Forced into the Web.com Tour Finals, Ishikawa handled the pressure brilliantly, and while it would be wise to give great credit to the emerging maturity, a pat on the back is owed Clarke. The veteran caddie joined Ishikawa for the Japan Open in October 2012, they hit it off nicely and worked five times early in 2013.
Then came some visa issues, and Clarke didn’t rejoin Ishikawa until the RBC Canadian Open in July. By then, the young man’s game had struggled mightily, and it was doubtful he’d be in the playoffs, so Clarke set out to figure out why. A glance into Ishikawa’s bag prompted an explanation.
“I realized what his error was. I said, ‘You’ve got to put a third wedge in,’ " Clarke said.
Crazy, with so many players in this era carrying four wedges, but Ishikawa had only two: 51 and 59 degrees.
“He kept trying to hit the 51 soft all the time, and under pressure he just didn’t hit it. Those little 100-yard shots just didn’t make it.”
With a 54-degree added for the PGA Championship at Oak Hill, Ishikawa finished joint 29th. Then he came in T-26 at the Wyndham. While it wasn’t enough to get him into the playoffs, it was more than enough to give him hope for the four-tournament series on Web.com Tour venues to try and earn his card back.
Ishikawa missed the cut the first week, then aced each of the next three tests. His efforts at the Frys.com Open (T-21) and in Vegas (T-2) have kept things going in a positive way as he prepares for this week’s HSBC Champions in Shanghai.
Matsuyama also will be in China, but to suggestions that there is a rivalry between the two, Ishikawa smiles, then shakes his head no. “He gave me a lot of great energy, and he has helped me a lot,” Ishikawa said. “I’m very happy for him.”

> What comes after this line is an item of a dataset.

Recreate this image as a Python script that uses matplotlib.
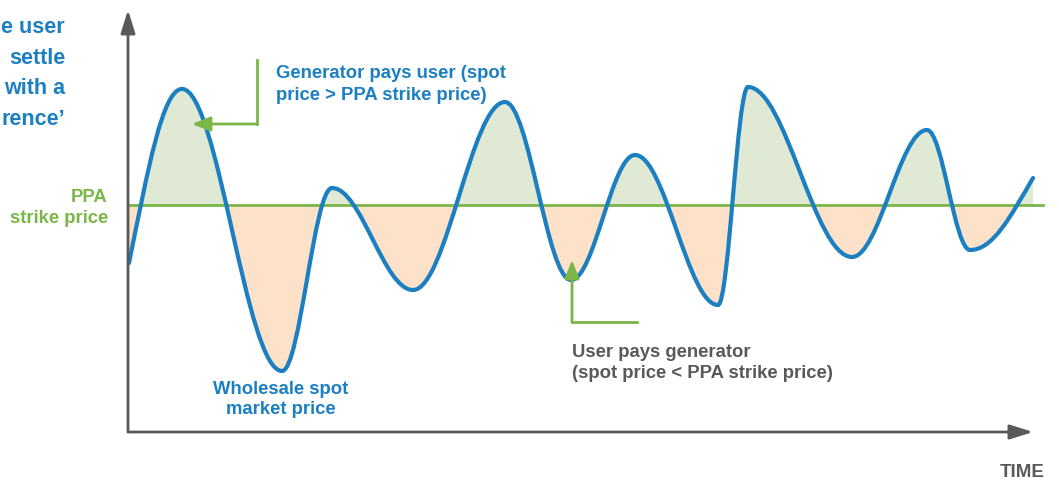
import matplotlib
matplotlib.use("Agg")
import matplotlib.pyplot as plt
import numpy as np
from matplotlib.path import Path
from matplotlib.patches import PathPatch, Rectangle

plt.rcParams['font.family'] = ['Liberation Sans', 'DejaVu Sans']

# spot price curve: its start, every peak and trough, and its end
time = [1, 54, 154, 204, 285, 377, 443, 507, 590, 620, 724, 799, 842, 905]
price = [169, 343, 61, 244, 142, 330, 152, 277, 127, 345, 175, 302, 182, 254]
strike = 227

blue = '#1b7fc1'
green = '#7ab648'
grey = '#58595b'

x = np.array(time, dtype=float)
y = np.array(price, dtype=float)

# flat tangents at peaks and troughs, steeper ones at the two open ends
m = np.zeros(len(x))
m[0] = 1.5 * (y[1] - y[0]) / (x[1] - x[0])
m[-1] = 1.5 * (y[-1] - y[-2]) / (x[-1] - x[-2])
k = 0.364  # handle length that makes each half wave close to a sine

verts = [(x[0], y[0])]
codes = [Path.MOVETO]
for i in range(len(x) - 1):
    h = x[i + 1] - x[i]
    verts += [(x[i] + k * h, y[i] + m[i] * k * h),
              (x[i + 1] - k * h, y[i + 1] - m[i + 1] * k * h),
              (x[i + 1], y[i + 1])]
    codes += [Path.CURVE4] * 3

fig = plt.figure(figsize=(10.59, 4.8), dpi=100)
ax = fig.add_axes([0, 0, 1, 1])
ax.set_xlim(-128, 931)
ax.set_ylim(-48, 432)
ax.axis('off')

# areas between the curve and the strike price
fill_verts = verts + [(x[-1], strike), (x[0], strike), (x[0], y[0])]
fill_codes = codes + [Path.LINETO, Path.LINETO, Path.CLOSEPOLY]
for col, rect in [('#dfe9d3', Rectangle((-200, strike), 2000, 1000)),
                  ('#fde1c9', Rectangle((-200, -1000), 2000, 1000 + strike))]:
    patch = PathPatch(Path(fill_verts, fill_codes), facecolor=col,
                      edgecolor='none', zorder=1)
    ax.add_patch(patch)
    rect.set_transform(ax.transData)
    patch.set_clip_path(rect)

ax.plot([0, 915], [strike, strike], color=green, lw=2, zorder=2)
ax.add_patch(PathPatch(Path(verts, codes), facecolor='none', edgecolor=blue,
                       lw=3, zorder=3, capstyle='round'))

# axes arrows
axis_arrow = dict(arrowstyle='-|>,head_length=0.7,head_width=0.22',
                  color=grey, lw=2, mutation_scale=20, shrinkA=0, shrinkB=0)
ax.annotate('', xy=(0, 422), xytext=(0, 0), arrowprops=axis_arrow)
ax.annotate('', xy=(905, 0), xytext=(0, 0), arrowprops=axis_arrow)

# green pointers
pointer = dict(arrowstyle='-|>,head_length=0.55,head_width=0.22',
               color=green, lw=2, mutation_scale=20, shrinkA=0, shrinkB=0)
ax.plot([129, 129], [372, 308], color=green, lw=2)
ax.annotate('', xy=(64, 308), xytext=(129, 308), arrowprops=pointer)
ax.plot([509, 444], [110, 110], color=green, lw=2)
ax.annotate('', xy=(444, 172), xytext=(444, 110), arrowprops=pointer)

# y values below are the baseline of each text's last line
ax.text(-63, 307, "e user\nsettle\nwith a\nrence\u2019", ha='right',
        va='baseline', color=blue, fontsize=15.5, fontweight='bold',
        linespacing=1.6)
ax.text(-20, 209, "PPA\nstrike price", ha='right', va='baseline',
        color=green, fontsize=13.3, fontweight='bold', linespacing=1.27)
ax.text(148, 332, "Generator pays user (spot\nprice > PPA strike price)",
        ha='left', va='baseline', color=blue, fontsize=13.3,
        fontweight='bold', linespacing=1.38)
ax.text(444, 54, "User pays generator\n(spot price < PPA strike price)",
        ha='left', va='baseline', color=grey, fontsize=13.3,
        fontweight='bold', linespacing=1.3)
ax.text(153, 18, "Wholesale spot\nmarket price", ha='center',
        va='baseline', color=blue, fontsize=13.3, fontweight='bold',
        linespacing=1.2)
ax.text(872, -45, "TIME", ha='left', va='baseline', color=grey,
        fontsize=13.5, fontweight='bold')

fig.savefig('out.png', dpi=100)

Just not as happy as the Japanese media seem to be with the return of Ishikawa’s game. Still so young, “The Bashful Prince” already has played in 17 major championships and nine WGCs; there have been 69 PGA Tour starts, six top 10s, including two seconds; and at each opportunity, the Japanese reporters have frantically chronicled his every swing and his every word.
True, the chair is no longer used, but his cooperation remains impeccable.
“He feels obligated to them,” Clarke said. “Whether he knows he can’t (say no) or it’s part of his culture. He’s just great like that.”